Posted on:2018-06-08Degree:M.F.AType:Thesis
University:Mills CollegeCandidate:Hewett, Stephanie JFull Text:PDF
GTID:2445390002495710Subject:Dance
Abstract/Summary:
Film history and theory reveals that early 20th century American white filmmakers blatantly discriminated against the black body on screen. As film became popular in the first decades of the 20 th century, before black actors were cast for major Hollywood films, white actors perpetuated the degrading stereotypes of minstrelsy by performing in blackface, and mass-producing the black caricatures and stereotypes cultivated on the minstrel stage.
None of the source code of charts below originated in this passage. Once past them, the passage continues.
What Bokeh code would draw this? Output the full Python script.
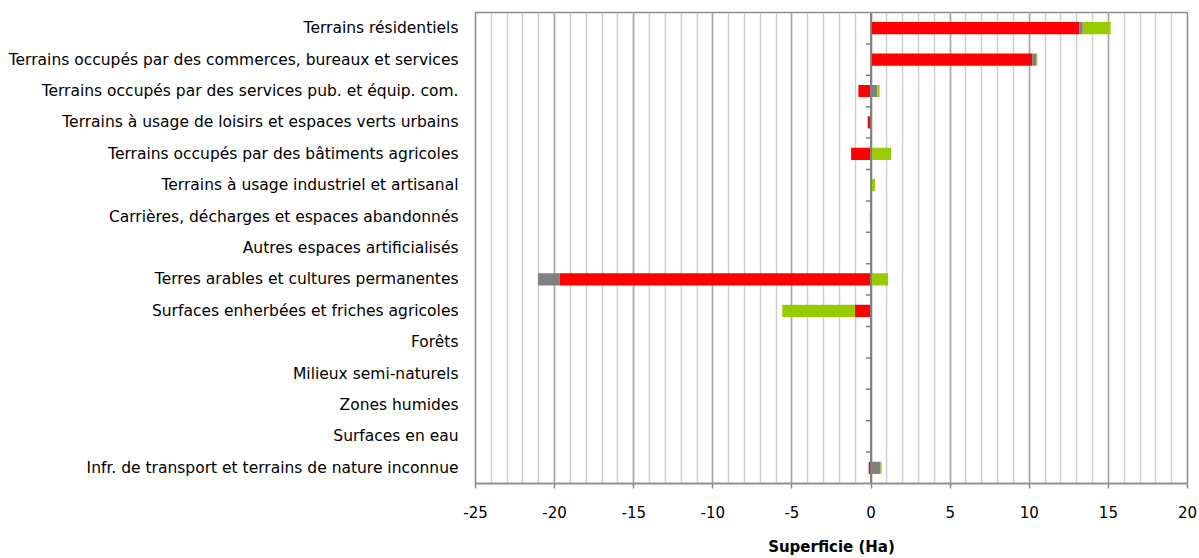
from bokeh.plotting import figure
from bokeh.models import Range1d, FixedTicker, SingleIntervalTicker, Span, ColumnDataSource, NumeralTickFormatter
from bokeh.embed import file_html
from bokeh.resources import INLINE

categories = [
    "Terrains résidentiels",
    "Terrains occupés par des commerces, bureaux et services",
    "Terrains occupés par des services pub. et équip. com.",
    "Terrains à usage de loisirs et espaces verts urbains",
    "Terrains occupés par des bâtiments agricoles",
    "Terrains à usage industriel et artisanal",
    "Carrières, décharges et espaces abandonnés",
    "Autres espaces artificialisés",
    "Terres arables et cultures permanentes",
    "Surfaces enherbées et friches agricoles",
    "Forêts",
    "Milieux semi-naturels",
    "Zones humides",
    "Surfaces en eau",
    "Infr. de transport et terrains de nature inconnue",
]
red_values = [13.15, 10.18, -0.80, -0.20, -1.26, 0.0, -0.04, 0.0, -19.70, -1.03, 0.0, 0.0, 0.0, 0.0, -0.15]
grey_values = [0.23, 0.28, 0.40, 0.0, 0.0, 0.0, 0.0, 0.0, -1.35, 0.0, 0.0, 0.0, 0.0, 0.0, 0.60]
green_values = [1.76, 0.05, 0.14, -0.03, 1.26, 0.25, -0.04, 0.0, 1.07, -4.58, 0.0, 0.0, 0.0, 0.0, 0.07]
series_colors = ["#FF0000", "#808080", "#99CC00"]
x_min, x_max = -25, 20

n = len(categories)
ypos = [n - i - 0.5 for i in range(n)]

p = figure(width=1199, height=558, x_range=Range1d(x_min, x_max), y_range=Range1d(0, n),
           output_backend="svg", toolbar_location=None,
           min_border_left=475, min_border_right=12, min_border_top=12, min_border_bottom=72)

# grid
p.xaxis.ticker = SingleIntervalTicker(interval=5, num_minor_ticks=5)
p.xgrid.grid_line_color = "#a6a6a6"
p.xgrid.grid_line_width = 1.5
p.xgrid.minor_grid_line_color = "#cfcfcf"
p.xgrid.minor_grid_line_width = 1.5
p.ygrid.grid_line_color = None
p.outline_line_color = "#8c8c8c"
p.outline_line_width = 1.5

# stacked bars (positive and negative stacked separately)
pos_base = [0.0] * n
neg_base = [0.0] * n
for vals, col in zip([red_values, grey_values, green_values], series_colors):
    left, right, ys = [], [], []
    for i, v in enumerate(vals):
        if v == 0:
            continue
        if v > 0:
            left.append(pos_base[i]); right.append(pos_base[i] + v); pos_base[i] += v
        else:
            right.append(neg_base[i]); left.append(neg_base[i] + v); neg_base[i] += v
        ys.append(ypos[i])
    src = ColumnDataSource(dict(y=ys, left=left, right=right))
    p.hbar(y="y", left="left", right="right", height=0.39, source=src,
           fill_color=col, line_color=None)

# zero axis line with category tick marks
p.add_layout(Span(location=0, dimension="height", line_color="#808080", line_width=2))
bounds = list(range(1, n))
p.segment(x0=[-0.33] * len(bounds), x1=[0] * len(bounds), y0=bounds, y1=bounds,
          line_color="#808080", line_width=1.5)

# x axis
xa = p.xaxis[0]
xa.formatter = NumeralTickFormatter(format="0")
xa.axis_line_color = "#8c8c8c"
xa.axis_line_width = 1.5
xa.major_tick_line_color = "#8c8c8c"
xa.major_tick_line_width = 1.5
xa.major_tick_in = 0
xa.major_tick_out = 5
xa.minor_tick_line_color = None
xa.major_label_text_font = "DejaVu Sans"
xa.major_label_text_font_size = "15px"
xa.major_label_text_color = "#000000"
xa.major_label_standoff = 17
xa.axis_label = "Superficie (Ha)"
xa.axis_label_text_font = "DejaVu Sans"
xa.axis_label_text_font_size = "15px"
xa.axis_label_text_font_style = "bold"
xa.axis_label_text_color = "#000000"
xa.axis_label_standoff = 17

# y axis with category labels
ya = p.yaxis[0]
ya.ticker = FixedTicker(ticks=ypos)
ya.major_label_overrides = {y: c for y, c in zip(ypos, categories)}
ya.axis_line_color = None
ya.major_tick_line_color = None
ya.minor_tick_line_color = None
ya.major_tick_in = 0
ya.major_tick_out = 0
ya.major_label_standoff = 17
ya.major_label_text_font = "DejaVu Sans"
ya.major_label_text_font_size = "15.5px"
ya.major_label_text_color = "#000000"

open("out.html", "w").write(file_html(p, INLINE))
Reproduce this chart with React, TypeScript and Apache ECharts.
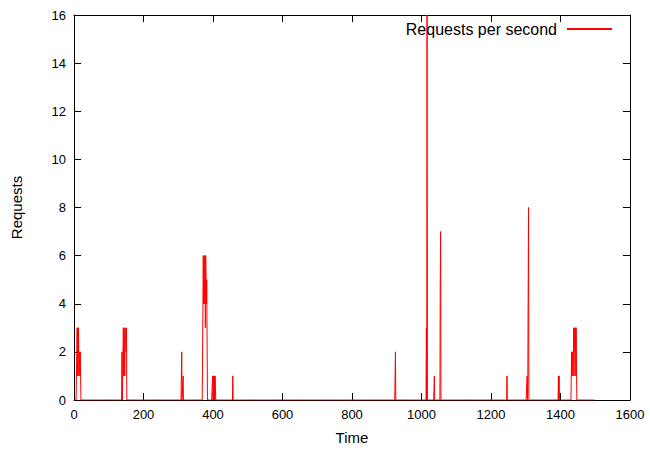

Through the medium of dance and film, I investigate the potential to re-imagine the black body on the screen as one that contests inaccurate depictions of the black identity seen in early American films. I create a screendance that presents the moving body as raw, complex, intelligent, beautiful, and valuable through this interdisciplinary art form, and I attempt to dismantle images of the black body that present the black race as inferior to the white majority. I propose that screendance can be used to recreate these images and bring an authentic visibility to the black body that is rarely projected on the big screen. By analyzing images seen in early seminal films such as Birth of a Nation and Gone With the Wind , I was able to discover both the overt and subtle racial aggressions towards black characters, and how those relationships vividly depicted the troubling truth behind race relations in America.